My opinion is mine.  It's certainly not the most hateful opinion on the internet.  Forgive me, I'm not a lovefest.  I believe that I should be able to talk about the things that upset me, annoy me, hurt me, or make me happy.  The proportion of unhappy posts in relation to the happy posts follows my life. It's not meant to be caustic.  Think about that for a second.  If the majority of my posts are unhappy, it means the majority of the time I am unhappy.

What kills me is that the post that gets the most hate is my post concerning pot users.  People completely skate over the whole fact that I was harrassed and bullied on the internet (and in person) over the fact that I simply wouldn't use.  I feel like people can't take a different opinion.  I know it's different.  I don't want marijuana legalized.  I have my own reasons. And yeah, it's a differing, dissenting opinion.  GET THE HELL OVER IT.  It's not the end of the world, and yeah, you don't have to read it.  And get a clue, the last line of that post... is a joke.  That stupid ass phrase was popular at the time and I was making fun.  Because apparently on Blogger everyone takes everything so seriously.

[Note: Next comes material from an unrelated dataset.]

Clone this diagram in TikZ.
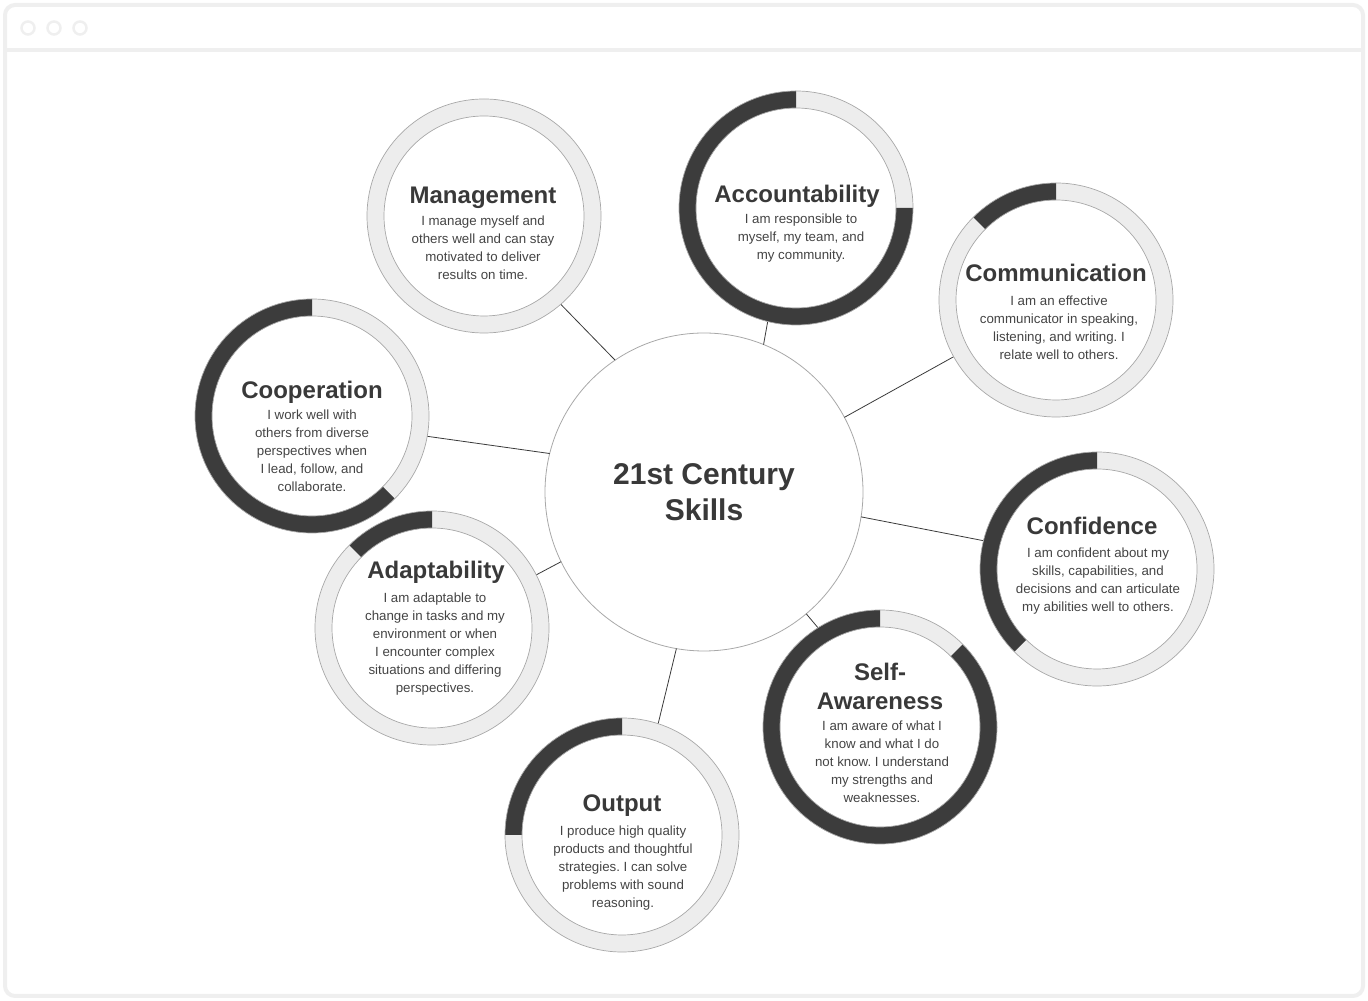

No wonder everyone has a Tumblr now, including me.  It's so much easier to just reblog someone else's material without backlash, because that's literally all it seems to be.
Pictures, gifs...I guess it's harder for people to be offended.  What's the point of words, actual, composed thoughts?
I guess they're no longer worthwhile, because people can't handle it.

Debating on keeping this blog at all.